Lords reform and English governance are key, so "devo-max" for Scotland, as some appear to believe, would not create a federal UK, and nor, arguably, would the creation of an English Parliament, the hobby horse of some Tory backwoodsmen like John Redwood. It has to mean a lot more than yet more piecemeal, ad hoc reform.

I've long argued that the UK can already be viewed as a "quasi-federal" entity, and indeed last year the Society of Conservative Lawyers published a paper called "Our Quasi-Federal Kingdom" which might offer some clues as to how some senior Conservatives see the next few years panning out. Downing Street, as I wrote last week, is acutely aware its constitutional strategy needs a more coherent shape.

The paper sought to cast federalism within a long-standing "Tory tradition" of incremental constitutional reform, and concluded that Parliament ought to pass a "Statute of Union" declaring the UK to be "a quasi-federal, voluntary union of England, Scotland, Wales and Northern Ireland". This the Society envisaged going hand in hand with the devolution of "full territorial competence" to the Welsh Assembly, more devolution for Scotland and EVEL as per the recommendations of the McKay Commission.

Although little noticed when originally published on 19 September 2014 (for obvious reasons), I understand that the Society's report is now being more widely distributed and discussed, although with less emphasis on the "quasi" part. It may not be obvious at the moment - witness the Prime Minister's cautious demeanour in Edinburgh last Friday - but there's a recognition, according to one Tory insider, that Mr Cameron needs to make a "grand gesture" on the constitutional front.

A remarkably number of senior Conservatives have become born-again federalists in the last couple of years, including the party's historian Lord Lexden, once the Prime Minister's employer at Conservative Central Office and now the author of several "federalist letters" to The Times of London.

It seems Lexden has also had a hand in a report to be published on Wednesday by the Bingham Centre for the Rule of Law called "Constitutional Crossroads: Ways Forward for the United Kingdom", which looks likely to echo conclusions from the Society of Conservative Lawyers. This is where lawyers, rather than politicians, come in rather useful, for they put flesh on the bones of glib sound bites.

And while Royal Commissions have fallen out of favour (there have only been three in the UK since the early 1980s), the former Scottish Secretary Sir Malcolm Rifkind recently proposed one to consider a "quasi-federal system" of government across the UK. They might, as Harold Wilson once quipped, take minutes and waste years, but that is strength rather than a weakness, constitutional reform cannot be a rush job.

We have been here before. In 1969, Mr Wilson appointed a Royal Commission on the Constitution as a response to the first SNP "surge" a couple of years earlier. It took four years to report and still makes interesting reading, even though it's rather sniffy about federalism. There was too little demand, the Commissioners concluded, while its advantages would be more theoretical than real.

But that was orthodoxy back in 1973, when the UK was unrecognizable from that in 2015. The Royal Commission was in thrall to Dicey, the absolute "sovereignty" of Parliament and lots of other long-demolished shibboleths.
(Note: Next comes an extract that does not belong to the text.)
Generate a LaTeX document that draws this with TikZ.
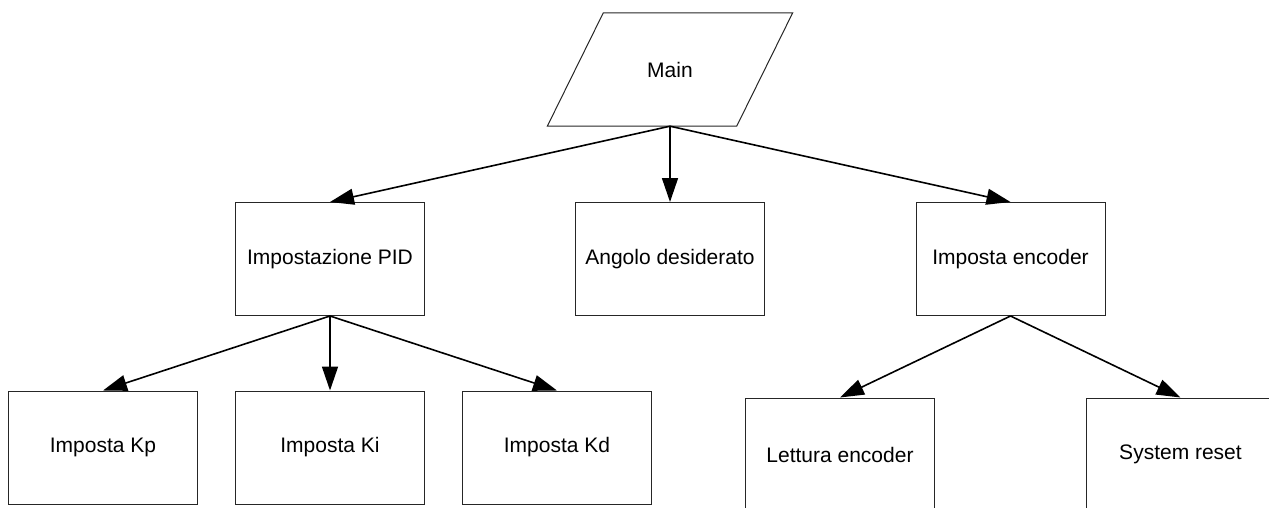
\documentclass[tikz,border=0pt]{standalone}
\usepackage{fontspec}
\setmainfont{Liberation Sans}
\usetikzlibrary{arrows.meta}
\begin{document}
\begin{tikzpicture}[x=1pt,y=-1pt,
  box/.style={draw=black!85,line width=1pt,rectangle,minimum width=189pt,minimum height=113pt,inner sep=0pt,font=\fontsize{21}{25}\selectfont},
  blank/.style={rectangle,minimum width=189pt,minimum height=113pt,inner sep=0pt,font=\fontsize{21}{25}\selectfont},
  conn/.style={line width=1.6pt,-{Triangle[length=24pt,width=16pt]}}]
\useasboundingbox (0,0) rectangle (1269,508);
\clip (0,0) rectangle (1269,508);
\node[blank] (main) at (670,69.5) {Main};
\draw[black!85,line width=1pt] ([xshift=28pt]main.north west) -- ([xshift=28pt]main.north east) -- ([xshift=-28pt]main.south east) -- ([xshift=-28pt]main.south west) -- cycle;
\node[box] (pid) at (330,259) {Impostazione PID};
\node[box] (ang) at (670,259) {Angolo desiderato};
\node[box] (enc) at (1010.5,259) {Imposta encoder};
\node[box] (kp) at (103,447.5) {Imposta Kp};
\node[box] (ki) at (330,447.5) {Imposta Ki};
\node[box] (kd) at (557,447.5) {Imposta Kd};
\node[box] (let) at (840,454.5) {Lettura encoder};
\node[box] (rst) at (1180.5,454.5) {System reset};
\draw[conn] (main.south) -- (pid.north);
\draw[conn] (main.south) -- (ang.north);
\draw[conn] (main.south) -- (enc.north);
\draw[conn] (pid.south) -- (kp.north);
\draw[conn] (pid.south) -- (ki.north);
\draw[conn] (pid.south) -- (kd.north);
\draw[conn] (enc.south) -- (let.north);
\draw[conn] (enc.south) -- (rst.north);
\end{tikzpicture}
\end{document}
Federalism was not only "foreign" to the British constitutional tradition (nonsense in any case), but would appear "strange and artificial" if implemented.

There was, however, a caveat, a glimpse of an open mind amid the dogmatism: the UK, concluded the Royal Commission, "is not an appropriate place for federalism and now is not an appropriate time". It would be interesting to know if they would have considered 2015 an "appropriate time", for a lot has happened in the past 42 years.

For too long the Conservative response to the Scottish Question has been grudging, reactive and unimaginative, but with an eye on his political legacy, not to mention good governance, the Prime Minister ought to view the recent election result as an opportunity rather than a threat.